▶ Data extract
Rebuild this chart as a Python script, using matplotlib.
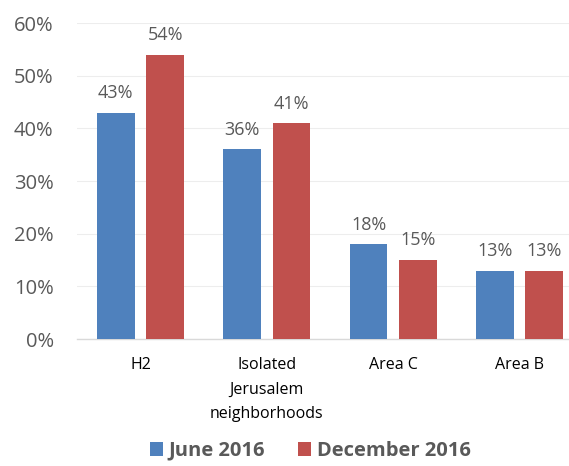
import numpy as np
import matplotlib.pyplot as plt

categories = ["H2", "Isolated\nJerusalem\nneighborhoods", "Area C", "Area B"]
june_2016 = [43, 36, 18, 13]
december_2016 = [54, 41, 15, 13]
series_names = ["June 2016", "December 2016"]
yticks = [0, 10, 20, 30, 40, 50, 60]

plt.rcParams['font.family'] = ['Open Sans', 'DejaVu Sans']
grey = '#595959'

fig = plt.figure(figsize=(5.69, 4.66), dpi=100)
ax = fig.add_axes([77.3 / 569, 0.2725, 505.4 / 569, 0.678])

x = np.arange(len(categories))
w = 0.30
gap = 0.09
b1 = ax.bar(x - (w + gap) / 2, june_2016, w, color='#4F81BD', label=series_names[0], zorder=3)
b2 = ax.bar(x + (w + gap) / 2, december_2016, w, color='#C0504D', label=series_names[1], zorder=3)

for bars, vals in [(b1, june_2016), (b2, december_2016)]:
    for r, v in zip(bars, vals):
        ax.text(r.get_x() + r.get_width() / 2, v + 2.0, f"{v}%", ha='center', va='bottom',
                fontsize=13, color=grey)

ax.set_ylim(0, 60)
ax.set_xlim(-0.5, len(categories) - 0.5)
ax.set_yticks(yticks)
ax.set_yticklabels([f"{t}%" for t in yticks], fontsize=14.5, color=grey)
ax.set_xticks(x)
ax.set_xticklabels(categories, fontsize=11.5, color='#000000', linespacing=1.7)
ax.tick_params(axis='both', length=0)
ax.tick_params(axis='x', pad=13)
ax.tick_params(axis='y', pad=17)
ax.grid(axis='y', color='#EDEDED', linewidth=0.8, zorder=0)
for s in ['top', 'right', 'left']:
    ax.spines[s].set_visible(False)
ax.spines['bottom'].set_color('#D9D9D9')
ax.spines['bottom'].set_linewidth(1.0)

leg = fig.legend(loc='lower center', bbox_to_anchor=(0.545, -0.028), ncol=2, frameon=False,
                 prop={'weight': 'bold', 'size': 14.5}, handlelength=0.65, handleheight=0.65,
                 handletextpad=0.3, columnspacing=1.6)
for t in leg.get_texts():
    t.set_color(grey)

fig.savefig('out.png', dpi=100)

▶ Exercise instructions
Exactly as they appear, print the lines of the listing above from its first line through the line that contains "b2 = ax.bar(x", minus the pictures.

▶ The completed task
Rebuild this chart as a Python script, using matplotlib.
import numpy as np
import matplotlib.pyplot as plt

categories = ["H2", "Isolated\nJerusalem\nneighborhoods", "Area C", "Area B"]
june_2016 = [43, 36, 18, 13]
december_2016 = [54, 41, 15, 13]
series_names = ["June 2016", "December 2016"]
yticks = [0, 10, 20, 30, 40, 50, 60]

plt.rcParams['font.family'] = ['Open Sans', 'DejaVu Sans']
grey = '#595959'

fig = plt.figure(figsize=(5.69, 4.66), dpi=100)
ax = fig.add_axes([77.3 / 569, 0.2725, 505.4 / 569, 0.678])

x = np.arange(len(categories))
w = 0.30
gap = 0.09
b1 = ax.bar(x - (w + gap) / 2, june_2016, w, color='#4F81BD', label=series_names[0], zorder=3)
b2 = ax.bar(x + (w + gap) / 2, december_2016, w, color='#C0504D', label=series_names[1], zorder=3)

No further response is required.